Each line from the top of the listing through the one holding "0.0802, 0.0805, 0.0812]" should be restated word for word, with nothing added and no pictures.
═══ Supplied material
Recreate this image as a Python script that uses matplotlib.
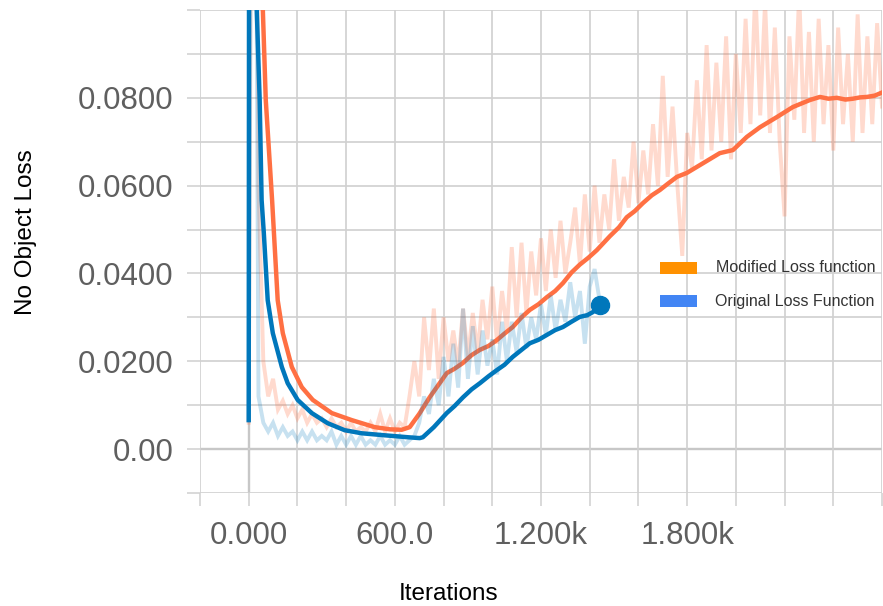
import numpy as np
import matplotlib
matplotlib.use('Agg')
import matplotlib.pyplot as plt
from matplotlib.patches import Rectangle

# smoothed curves
orange_smooth_x = [4, 58, 70, 96, 119, 140, 177, 218, 263, 341, 423, 517, 580, 628, 661, 700, 743,
                   813, 845, 879, 915, 949, 985, 1018, 1050, 1084, 1120, 1154, 1190, 1224, 1258,
                   1290, 1325, 1359, 1395, 1429, 1483, 1520, 1552, 1585, 1618, 1655, 1688, 1720,
                   1758, 1799, 1865, 1934, 1988, 2045, 2099, 2168, 2234, 2304, 2345, 2380, 2415,
                   2450, 2481, 2510, 2538, 2570, 2600]
orange_smooth_y = [0.40, 0.100, 0.0795, 0.0567, 0.0339, 0.0264, 0.0187, 0.0141, 0.0112, 0.0082,
                   0.0066, 0.0050, 0.0045, 0.0044, 0.0050, 0.0080, 0.0118, 0.0173, 0.0183, 0.0196,
                   0.0214, 0.0226, 0.0235, 0.0248, 0.0263, 0.0278, 0.0300, 0.0317, 0.0330, 0.0346,
                   0.0360, 0.0378, 0.0402, 0.0420, 0.0436, 0.0453, 0.0485, 0.0505, 0.0528, 0.0542,
                   0.0560, 0.0578, 0.0590, 0.0604, 0.0620, 0.0629, 0.0651, 0.0674, 0.0681, 0.0711,
                   0.0733, 0.0756, 0.0779, 0.0795, 0.0802, 0.0798, 0.0800, 0.0796, 0.0798, 0.0801,
                   0.0802, 0.0805, 0.0812]

blue_smooth_x = [0, 5, 33, 45, 53, 62, 78, 99, 136, 160, 201, 259, 324, 394, 464, 546, 653, 702,
                 715, 760, 813, 845, 880, 915, 949, 985, 1019, 1050, 1084, 1120, 1154, 1190, 1224,
                 1258, 1290, 1325, 1359, 1390, 1413, 1442]
blue_smooth_y = [0.0066, 0.40, 0.100, 0.0795, 0.0567, 0.0492, 0.0339, 0.0264, 0.0187, 0.0150,
                 0.0112, 0.0082, 0.0059, 0.0043, 0.0036, 0.0032, 0.0027, 0.0025, 0.0027, 0.0050,
                 0.0082, 0.0098, 0.0118, 0.0136, 0.0150, 0.0166, 0.0180, 0.0192, 0.0210, 0.0226,
                 0.0241, 0.0249, 0.0260, 0.0271, 0.0278, 0.0290, 0.0301, 0.0305, 0.0312, 0.0328]

# raw (unsmoothed) values, one every 20 iterations
orange_raw_y = [0.006, 0.30, 0.060, 0.020, 0.012, 0.016, 0.009, 0.011, 0.008, 0.010,
                0.007, 0.009, 0.006, 0.008, 0.006, 0.007, 0.005, 0.007, 0.005, 0.006,
                0.004, 0.006, 0.004, 0.005, 0.004, 0.006, 0.004, 0.008, 0.004, 0.007,
                0.004, 0.006, 0.005, 0.012, 0.020, 0.012, 0.030, 0.018, 0.032, 0.016,
                0.030, 0.020, 0.027, 0.019, 0.032, 0.021, 0.031, 0.022, 0.034, 0.025,
                0.037, 0.024, 0.036, 0.027, 0.046, 0.030, 0.047, 0.031, 0.045, 0.035,
                0.048, 0.036, 0.050, 0.039, 0.052, 0.040, 0.047, 0.055, 0.042, 0.058,
                0.045, 0.060, 0.047, 0.058, 0.050, 0.066, 0.052, 0.062, 0.055, 0.070,
                0.056, 0.068, 0.058, 0.074, 0.060, 0.085, 0.062, 0.078, 0.060, 0.044,
                0.072, 0.064, 0.084, 0.066, 0.092, 0.068, 0.088, 0.070, 0.094, 0.066,
                0.090, 0.072, 0.098, 0.074, 0.105, 0.076, 0.102, 0.072, 0.096, 0.070,
                0.053, 0.094, 0.075, 0.104, 0.072, 0.095, 0.070, 0.098, 0.074, 0.092,
                0.068, 0.096, 0.074, 0.090, 0.070, 0.099, 0.072, 0.094, 0.074, 0.097,
                0.078]
orange_raw_x = list(range(0, 20 * len(orange_raw_y), 20))

blue_raw_y = [0.0066, 0.25, 0.012, 0.006, 0.004, 0.006, 0.003, 0.005, 0.003, 0.004,
              0.002, 0.004, 0.002, 0.004, 0.002, 0.003, 0.002, 0.004, 0.001, 0.003,
              0.001, 0.003, 0.001, 0.003, 0.001, 0.002, 0.001, 0.003, 0.001, 0.002,
              0.001, 0.003, 0.001, 0.002, 0.003, 0.006, 0.012, 0.008, 0.016, 0.010,
              0.021, 0.012, 0.024, 0.014, 0.032, 0.016, 0.028, 0.017, 0.027, 0.019,
              0.025, 0.017, 0.029, 0.020, 0.029, 0.022, 0.031, 0.023, 0.030, 0.025,
              0.033, 0.026, 0.035, 0.027, 0.034, 0.029, 0.038, 0.030, 0.036, 0.024,
              0.037, 0.041, 0.034]
blue_raw_x = list(range(0, 20 * len(blue_raw_y), 20))

xtick_vals = [0, 600, 1200, 1800]
xtick_labels = ['0.000', '600.0', '1.200k', '1.800k']
ytick_vals = [0.0, 0.02, 0.04, 0.06, 0.08]
ytick_labels = ['0.00', '0.0200', '0.0400', '0.0600', '0.0800']

series_names = ['Modified Loss function', 'Original Loss Function']
legend_colors = ['#ff9100', '#4285f4']

ORANGE = '#ff7043'
BLUE = '#0077bb'
W, H = 883, 606


def fx(px):
    return px / W


def fy(py):
    return 1 - py / H


plt.rcParams['font.family'] = ['Liberation Sans', 'DejaVu Sans']

fig = plt.figure(figsize=(8.83, 6.06), dpi=100)
ax = fig.add_axes([fx(200), fy(493), fx(882) - fx(200), fy(10) - fy(493)])

ax.set_xlim(-200, 2600)
ax.set_ylim(-0.01, 0.1)

# grid every 200 steps / 0.01, labels only on a few of them
grid_x = np.arange(-200, 2601, 200)
grid_y = np.round(np.arange(-0.01, 0.1001, 0.01), 4)
ylabel_map = {round(v, 4): lab for v, lab in zip(ytick_vals, ytick_labels)}
xlabel_map = dict(zip(xtick_vals, xtick_labels))
ax.set_xticks(grid_x)
ax.set_yticks(grid_y)
ax.set_xticklabels([xlabel_map.get(int(v), '') for v in grid_x])
ax.set_yticklabels([ylabel_map.get(round(v, 4), '') for v in grid_y])

ax.grid(True, color='#d0d0d0', linewidth=1.2, zorder=0)
ax.axhline(0, color='#9e9e9e', linewidth=1.6, zorder=1)
ax.axvline(0, color='#9e9e9e', linewidth=1.6, zorder=1)
for s in ax.spines.values():
    s.set_visible(False)
ax.tick_params(axis='both', length=9.5, width=1.1, color='#d0d0d0',
               labelsize=22.5, labelcolor='#5f5f5f')
ax.tick_params(axis='x', pad=11)
ax.tick_params(axis='y', pad=9.5)

# raw series first, then smoothed lines on top
ax.plot(orange_raw_x, orange_raw_y, color=ORANGE, alpha=0.26, linewidth=2.8,
        solid_joinstyle='miter', zorder=2)
ax.plot(orange_smooth_x, orange_smooth_y, color=ORANGE, linewidth=3.2, zorder=3)
ax.plot(blue_raw_x, blue_raw_y, color=BLUE, alpha=0.22, linewidth=2.8,
        solid_joinstyle='miter', zorder=4)
ax.plot(blue_smooth_x, blue_smooth_y, color=BLUE, linewidth=3.2, zorder=5)
ax.plot(blue_smooth_x[-1], blue_smooth_y[-1], 'o', color=BLUE, markersize=13, zorder=6)

# legend drawn by hand like the screenshot
for i, (name, col) in enumerate(zip(series_names, legend_colors)):
    top = 262 + i * 33
    fig.patches.append(Rectangle((fx(660), fy(top + 12)), fx(697) - fx(660), fy(top) - fy(top + 12),
                                 transform=fig.transFigure, facecolor=col, edgecolor='none'))
    fig.text(fx(716 - i), fy(top + 6), name, fontsize=11.5, color='#333333', va='center', ha='left')

fig.text(fx(449), fy(600), 'Iterations', fontsize=17.5, color='black', ha='center', va='baseline')
fig.text(fx(26), fy(232), 'No Object Loss', fontsize=17.5, color='black', rotation=90,
         ha='center', va='center')

fig.savefig('out.png', dpi=100)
══════
**Output:**
Recreate this image as a Python script that uses matplotlib.
import numpy as np
import matplotlib
matplotlib.use('Agg')
import matplotlib.pyplot as plt
from matplotlib.patches import Rectangle

# smoothed curves
orange_smooth_x = [4, 58, 70, 96, 119, 140, 177, 218, 263, 341, 423, 517, 580, 628, 661, 700, 743,
                   813, 845, 879, 915, 949, 985, 1018, 1050, 1084, 1120, 1154, 1190, 1224, 1258,
                   1290, 1325, 1359, 1395, 1429, 1483, 1520, 1552, 1585, 1618, 1655, 1688, 1720,
                   1758, 1799, 1865, 1934, 1988, 2045, 2099, 2168, 2234, 2304, 2345, 2380, 2415,
                   2450, 2481, 2510, 2538, 2570, 2600]
orange_smooth_y = [0.40, 0.100, 0.0795, 0.0567, 0.0339, 0.0264, 0.0187, 0.0141, 0.0112, 0.0082,
                   0.0066, 0.0050, 0.0045, 0.0044, 0.0050, 0.0080, 0.0118, 0.0173, 0.0183, 0.0196,
                   0.0214, 0.0226, 0.0235, 0.0248, 0.0263, 0.0278, 0.0300, 0.0317, 0.0330, 0.0346,
                   0.0360, 0.0378, 0.0402, 0.0420, 0.0436, 0.0453, 0.0485, 0.0505, 0.0528, 0.0542,
                   0.0560, 0.0578, 0.0590, 0.0604, 0.0620, 0.0629, 0.0651, 0.0674, 0.0681, 0.0711,
                   0.0733, 0.0756, 0.0779, 0.0795, 0.0802, 0.0798, 0.0800, 0.0796, 0.0798, 0.0801,
                   0.0802, 0.0805, 0.0812]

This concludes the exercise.